• _Available data_
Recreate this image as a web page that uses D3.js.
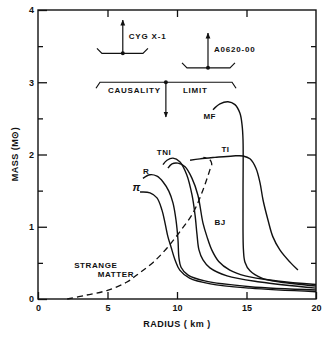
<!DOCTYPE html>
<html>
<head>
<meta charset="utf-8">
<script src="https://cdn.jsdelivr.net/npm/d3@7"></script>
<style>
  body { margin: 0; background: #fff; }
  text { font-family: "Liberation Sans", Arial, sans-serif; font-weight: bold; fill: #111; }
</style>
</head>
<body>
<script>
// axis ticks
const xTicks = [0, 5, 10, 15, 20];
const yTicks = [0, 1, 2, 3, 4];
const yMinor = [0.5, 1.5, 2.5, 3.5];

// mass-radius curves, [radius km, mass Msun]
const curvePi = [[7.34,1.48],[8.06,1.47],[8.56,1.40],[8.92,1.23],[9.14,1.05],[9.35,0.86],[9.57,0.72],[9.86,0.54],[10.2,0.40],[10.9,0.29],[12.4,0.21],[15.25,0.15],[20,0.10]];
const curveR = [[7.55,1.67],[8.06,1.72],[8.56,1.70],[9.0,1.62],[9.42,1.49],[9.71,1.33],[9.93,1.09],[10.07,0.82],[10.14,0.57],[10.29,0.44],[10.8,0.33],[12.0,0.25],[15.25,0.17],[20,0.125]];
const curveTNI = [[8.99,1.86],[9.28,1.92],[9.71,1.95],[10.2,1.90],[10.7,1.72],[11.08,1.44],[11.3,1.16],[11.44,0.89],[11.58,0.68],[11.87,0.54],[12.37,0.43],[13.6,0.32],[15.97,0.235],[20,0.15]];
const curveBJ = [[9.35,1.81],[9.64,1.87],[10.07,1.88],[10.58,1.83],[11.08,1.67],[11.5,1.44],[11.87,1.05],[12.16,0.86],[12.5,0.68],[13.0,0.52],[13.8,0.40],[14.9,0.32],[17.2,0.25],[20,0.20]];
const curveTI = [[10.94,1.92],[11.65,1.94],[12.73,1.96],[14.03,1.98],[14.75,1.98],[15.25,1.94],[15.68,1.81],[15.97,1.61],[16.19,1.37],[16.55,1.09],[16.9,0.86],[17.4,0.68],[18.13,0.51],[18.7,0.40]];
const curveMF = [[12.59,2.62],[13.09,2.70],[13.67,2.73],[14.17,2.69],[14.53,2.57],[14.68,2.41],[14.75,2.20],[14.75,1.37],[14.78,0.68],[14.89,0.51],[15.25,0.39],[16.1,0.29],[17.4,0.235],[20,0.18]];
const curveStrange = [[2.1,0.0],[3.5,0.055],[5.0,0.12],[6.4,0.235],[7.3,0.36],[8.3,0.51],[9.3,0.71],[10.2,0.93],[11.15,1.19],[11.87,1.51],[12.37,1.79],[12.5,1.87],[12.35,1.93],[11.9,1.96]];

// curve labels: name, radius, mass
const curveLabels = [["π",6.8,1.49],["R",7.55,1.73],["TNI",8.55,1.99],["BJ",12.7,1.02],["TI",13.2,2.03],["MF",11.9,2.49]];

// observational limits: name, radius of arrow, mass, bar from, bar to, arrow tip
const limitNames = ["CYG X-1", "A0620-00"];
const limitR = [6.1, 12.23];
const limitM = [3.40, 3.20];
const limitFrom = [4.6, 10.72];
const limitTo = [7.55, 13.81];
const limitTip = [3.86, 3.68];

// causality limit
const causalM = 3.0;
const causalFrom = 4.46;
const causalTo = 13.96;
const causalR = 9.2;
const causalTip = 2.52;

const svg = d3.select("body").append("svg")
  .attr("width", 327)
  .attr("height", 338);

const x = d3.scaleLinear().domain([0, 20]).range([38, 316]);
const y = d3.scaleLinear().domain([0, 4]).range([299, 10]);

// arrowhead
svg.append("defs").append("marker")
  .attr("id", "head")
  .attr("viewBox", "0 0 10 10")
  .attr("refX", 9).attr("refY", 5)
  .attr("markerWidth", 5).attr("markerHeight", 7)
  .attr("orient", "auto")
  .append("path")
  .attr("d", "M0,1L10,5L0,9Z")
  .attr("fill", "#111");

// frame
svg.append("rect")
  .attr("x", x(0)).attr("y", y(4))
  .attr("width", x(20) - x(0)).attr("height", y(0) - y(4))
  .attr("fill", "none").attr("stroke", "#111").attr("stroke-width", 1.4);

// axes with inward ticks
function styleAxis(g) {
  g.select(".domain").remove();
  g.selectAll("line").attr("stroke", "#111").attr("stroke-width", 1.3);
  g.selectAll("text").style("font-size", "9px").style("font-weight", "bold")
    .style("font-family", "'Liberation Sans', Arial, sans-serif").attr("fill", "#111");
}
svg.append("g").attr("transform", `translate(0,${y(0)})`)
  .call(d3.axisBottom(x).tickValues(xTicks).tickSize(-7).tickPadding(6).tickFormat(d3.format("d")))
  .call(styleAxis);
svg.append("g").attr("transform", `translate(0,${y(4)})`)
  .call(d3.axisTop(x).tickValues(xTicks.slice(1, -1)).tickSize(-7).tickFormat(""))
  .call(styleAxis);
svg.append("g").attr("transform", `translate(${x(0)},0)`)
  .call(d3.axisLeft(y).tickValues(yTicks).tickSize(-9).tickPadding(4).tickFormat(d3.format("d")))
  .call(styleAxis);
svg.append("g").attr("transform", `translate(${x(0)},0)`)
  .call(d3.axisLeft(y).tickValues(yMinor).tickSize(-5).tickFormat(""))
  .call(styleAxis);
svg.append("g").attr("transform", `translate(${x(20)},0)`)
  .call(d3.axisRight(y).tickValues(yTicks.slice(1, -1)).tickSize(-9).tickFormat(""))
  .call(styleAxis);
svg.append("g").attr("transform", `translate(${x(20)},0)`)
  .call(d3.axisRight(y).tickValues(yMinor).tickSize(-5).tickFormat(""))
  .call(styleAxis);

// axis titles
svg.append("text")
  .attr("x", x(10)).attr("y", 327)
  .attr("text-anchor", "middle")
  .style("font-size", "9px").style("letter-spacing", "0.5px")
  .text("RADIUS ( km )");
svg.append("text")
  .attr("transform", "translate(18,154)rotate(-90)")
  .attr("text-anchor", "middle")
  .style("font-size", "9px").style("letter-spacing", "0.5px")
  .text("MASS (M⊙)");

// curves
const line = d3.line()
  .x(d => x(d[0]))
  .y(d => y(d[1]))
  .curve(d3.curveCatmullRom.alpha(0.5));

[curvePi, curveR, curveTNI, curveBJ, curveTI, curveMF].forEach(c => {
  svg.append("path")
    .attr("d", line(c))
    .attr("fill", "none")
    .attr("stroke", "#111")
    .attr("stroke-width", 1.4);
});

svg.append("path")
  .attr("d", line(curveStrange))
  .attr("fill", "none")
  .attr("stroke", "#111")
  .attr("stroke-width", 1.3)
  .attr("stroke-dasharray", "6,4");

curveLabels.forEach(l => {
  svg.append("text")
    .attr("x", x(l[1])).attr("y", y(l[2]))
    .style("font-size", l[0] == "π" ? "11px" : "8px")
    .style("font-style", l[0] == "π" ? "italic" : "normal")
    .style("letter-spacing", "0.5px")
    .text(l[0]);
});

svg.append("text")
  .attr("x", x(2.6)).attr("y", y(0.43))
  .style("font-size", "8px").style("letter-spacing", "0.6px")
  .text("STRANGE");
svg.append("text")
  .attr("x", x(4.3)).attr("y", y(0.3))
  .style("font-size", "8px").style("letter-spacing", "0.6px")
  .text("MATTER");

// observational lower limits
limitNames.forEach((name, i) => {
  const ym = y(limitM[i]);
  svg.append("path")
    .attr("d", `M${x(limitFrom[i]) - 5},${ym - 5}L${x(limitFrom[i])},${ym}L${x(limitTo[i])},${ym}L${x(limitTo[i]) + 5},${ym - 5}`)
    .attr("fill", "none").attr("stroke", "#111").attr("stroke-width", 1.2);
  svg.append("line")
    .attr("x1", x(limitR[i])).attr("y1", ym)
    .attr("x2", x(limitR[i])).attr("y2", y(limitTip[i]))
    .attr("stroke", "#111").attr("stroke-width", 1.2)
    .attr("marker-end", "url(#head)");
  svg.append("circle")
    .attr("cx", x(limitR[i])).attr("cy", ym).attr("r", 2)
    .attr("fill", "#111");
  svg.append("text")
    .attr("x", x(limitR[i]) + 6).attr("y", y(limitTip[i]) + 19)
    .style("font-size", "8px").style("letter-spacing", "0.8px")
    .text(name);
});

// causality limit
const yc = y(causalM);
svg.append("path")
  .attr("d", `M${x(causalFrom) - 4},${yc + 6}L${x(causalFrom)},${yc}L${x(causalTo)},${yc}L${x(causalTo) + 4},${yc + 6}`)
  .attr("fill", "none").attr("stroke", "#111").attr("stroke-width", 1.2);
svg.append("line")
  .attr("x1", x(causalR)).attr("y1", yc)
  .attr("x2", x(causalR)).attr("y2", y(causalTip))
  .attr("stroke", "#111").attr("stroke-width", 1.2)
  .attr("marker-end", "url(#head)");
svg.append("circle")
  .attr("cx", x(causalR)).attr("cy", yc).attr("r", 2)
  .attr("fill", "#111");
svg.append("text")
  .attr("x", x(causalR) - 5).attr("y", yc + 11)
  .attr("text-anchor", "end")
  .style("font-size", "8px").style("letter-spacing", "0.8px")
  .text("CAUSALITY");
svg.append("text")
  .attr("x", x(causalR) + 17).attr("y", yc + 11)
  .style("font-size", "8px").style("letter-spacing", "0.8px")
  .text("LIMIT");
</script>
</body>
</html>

• _Exercise_
The lines from the start of the data through the line that contains "const yMinor = [0.5, 1.5, 2.5, 3.5];" are to be returned exactly, please, with both ends included and every picture left out.

• _Correct answer_
Recreate this image as a web page that uses D3.js.
<!DOCTYPE html>
<html>
<head>
<meta charset="utf-8">
<script src="https://cdn.jsdelivr.net/npm/d3@7"></script>
<style>
  body { margin: 0; background: #fff; }
  text { font-family: "Liberation Sans", Arial, sans-serif; font-weight: bold; fill: #111; }
</style>
</head>
<body>
<script>
// axis ticks
const xTicks = [0, 5, 10, 15, 20];
const yTicks = [0, 1, 2, 3, 4];
const yMinor = [0.5, 1.5, 2.5, 3.5];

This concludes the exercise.